Pause. “I keep telling you, my dear, you don’t know the Russian mind. Stalin might be a wax statue in the Kremlin’s front lobby, but Soviet-style paranoia is alive and well. It takes me an hour to put all the excuses in place to get to the radio. And I can’t talk for more than fifteen minutes, or someone is bound to come looking for me to make sure I’m not plotting against them.”

“It’s not that bad, is it? You’re ten thousand miles away from the nearest KGB agent. Or whatever you guys call it these days.”

“Federal’naya sluzhba bezopasnosti Rossiyskoy Federatsii ,” Vox said. “Not KGB, FSB. And, yes, they are on the other side of the planet, but it’s still a part of the planet I’d like to return to someday. So I do my work, watch over my shoulder, and report on my fellow scientists whenever I can.”

“You’re plotting against your other team members?”

“Of course.” It was difficult to tell with the static, but she thought he sounded surprised. “How else am I supposed to keep them paranoid enough to leave me alone?”

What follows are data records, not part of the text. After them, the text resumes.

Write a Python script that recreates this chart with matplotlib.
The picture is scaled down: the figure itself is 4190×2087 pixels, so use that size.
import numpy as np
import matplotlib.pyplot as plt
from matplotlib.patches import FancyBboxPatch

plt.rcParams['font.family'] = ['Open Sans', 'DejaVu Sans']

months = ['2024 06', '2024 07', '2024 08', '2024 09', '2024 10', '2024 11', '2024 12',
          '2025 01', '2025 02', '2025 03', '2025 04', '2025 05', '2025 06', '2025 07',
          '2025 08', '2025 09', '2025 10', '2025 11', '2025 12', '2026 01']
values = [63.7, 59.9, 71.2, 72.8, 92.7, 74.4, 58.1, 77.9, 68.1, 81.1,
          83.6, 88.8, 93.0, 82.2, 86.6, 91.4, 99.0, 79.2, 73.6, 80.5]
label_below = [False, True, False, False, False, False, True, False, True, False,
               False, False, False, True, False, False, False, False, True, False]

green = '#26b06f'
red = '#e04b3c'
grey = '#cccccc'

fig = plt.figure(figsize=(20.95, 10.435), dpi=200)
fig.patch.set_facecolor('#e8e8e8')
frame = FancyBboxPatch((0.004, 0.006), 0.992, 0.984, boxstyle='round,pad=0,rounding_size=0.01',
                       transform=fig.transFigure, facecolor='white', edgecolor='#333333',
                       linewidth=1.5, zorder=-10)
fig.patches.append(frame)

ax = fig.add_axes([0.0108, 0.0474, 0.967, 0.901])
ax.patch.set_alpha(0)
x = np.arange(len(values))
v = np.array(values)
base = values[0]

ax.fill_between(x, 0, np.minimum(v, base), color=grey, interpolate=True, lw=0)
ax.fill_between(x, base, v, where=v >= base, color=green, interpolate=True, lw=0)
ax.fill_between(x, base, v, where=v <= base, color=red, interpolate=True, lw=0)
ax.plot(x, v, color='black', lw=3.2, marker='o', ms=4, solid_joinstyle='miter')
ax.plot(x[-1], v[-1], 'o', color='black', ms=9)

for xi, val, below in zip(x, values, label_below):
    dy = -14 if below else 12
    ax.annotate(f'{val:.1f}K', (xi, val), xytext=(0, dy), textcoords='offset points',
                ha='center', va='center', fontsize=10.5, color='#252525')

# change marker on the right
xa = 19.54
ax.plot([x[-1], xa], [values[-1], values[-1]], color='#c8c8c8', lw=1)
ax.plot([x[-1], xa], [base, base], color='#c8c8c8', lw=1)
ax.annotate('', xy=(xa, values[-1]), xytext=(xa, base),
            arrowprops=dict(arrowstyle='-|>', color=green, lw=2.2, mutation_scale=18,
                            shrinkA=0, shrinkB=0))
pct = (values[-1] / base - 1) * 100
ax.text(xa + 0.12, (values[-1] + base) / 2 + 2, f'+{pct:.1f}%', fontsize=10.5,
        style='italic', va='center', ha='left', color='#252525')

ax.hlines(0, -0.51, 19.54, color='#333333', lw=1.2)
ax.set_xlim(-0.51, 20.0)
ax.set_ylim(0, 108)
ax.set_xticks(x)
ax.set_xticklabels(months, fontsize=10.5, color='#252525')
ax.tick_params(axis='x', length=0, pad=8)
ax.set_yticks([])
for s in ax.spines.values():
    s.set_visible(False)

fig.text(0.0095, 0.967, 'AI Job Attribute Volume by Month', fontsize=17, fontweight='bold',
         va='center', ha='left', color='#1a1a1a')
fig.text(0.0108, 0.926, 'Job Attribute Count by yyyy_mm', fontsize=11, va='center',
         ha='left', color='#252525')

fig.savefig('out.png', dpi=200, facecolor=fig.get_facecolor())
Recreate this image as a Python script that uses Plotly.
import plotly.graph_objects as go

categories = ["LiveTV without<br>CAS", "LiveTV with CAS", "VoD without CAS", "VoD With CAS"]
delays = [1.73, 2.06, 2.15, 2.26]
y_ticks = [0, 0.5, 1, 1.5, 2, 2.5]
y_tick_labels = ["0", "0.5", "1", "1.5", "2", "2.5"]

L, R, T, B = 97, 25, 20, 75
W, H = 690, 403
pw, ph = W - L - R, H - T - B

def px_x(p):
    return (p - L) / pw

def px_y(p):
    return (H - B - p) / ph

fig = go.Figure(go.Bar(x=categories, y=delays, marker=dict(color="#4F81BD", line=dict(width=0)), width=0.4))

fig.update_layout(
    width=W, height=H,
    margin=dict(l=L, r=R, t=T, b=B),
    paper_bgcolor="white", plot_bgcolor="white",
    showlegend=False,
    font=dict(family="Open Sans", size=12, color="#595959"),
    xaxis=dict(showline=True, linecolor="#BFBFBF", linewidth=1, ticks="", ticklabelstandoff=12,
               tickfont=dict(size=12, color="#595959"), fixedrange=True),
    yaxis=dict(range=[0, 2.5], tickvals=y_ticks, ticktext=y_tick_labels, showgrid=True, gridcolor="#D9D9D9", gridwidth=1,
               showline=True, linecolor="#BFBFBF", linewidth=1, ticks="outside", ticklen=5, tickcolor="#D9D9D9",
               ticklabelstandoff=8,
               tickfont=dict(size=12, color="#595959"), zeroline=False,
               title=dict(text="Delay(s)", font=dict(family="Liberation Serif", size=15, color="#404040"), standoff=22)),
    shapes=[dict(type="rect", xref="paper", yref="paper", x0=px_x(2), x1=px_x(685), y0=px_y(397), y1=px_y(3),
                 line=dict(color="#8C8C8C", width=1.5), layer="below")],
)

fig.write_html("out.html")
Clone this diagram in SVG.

She laughed. “That’s crazy.”

“Russians invented crazy,” he said. “But you can’t tell me you Americans don’t do something similar.”

“Of course we don’t.”

“Please. Give me one break. No competition? No gossip? No secrets?”

The smile melted away as she thought about Sheryl. Not a word of this to anyone until I can make an official announcement, understand? Hanratty’s face floated into view from a murky corner of the hut, followed by Keene’s bland, bearded face. Everyone on base knew about Sheryl before you were done taking your gloves off.

She hesitated. She’d met Vox—real name unknown—during an unexpected hiatus at the Christchurch base on the last leg before the flight to McMurdo. The layover was usually a no-nonsense twenty-four-hour pause before the crew shoved off, but a surprise storm along the coast had grounded aircraft for a week. With hundreds of scientists, workers, and other Polies trapped in a mid-sized New Zealand city with nothing to do except indulge in bouts of epic drinking, every bar in the city had turned into an intoxicated, impromptu United Nations. Cass had met Vox, a shaggy-haired, gap-toothed, thirty-something radio astronomer in the company of six Swedish physicists en route to borrowing time at the Lyubov Orlova station.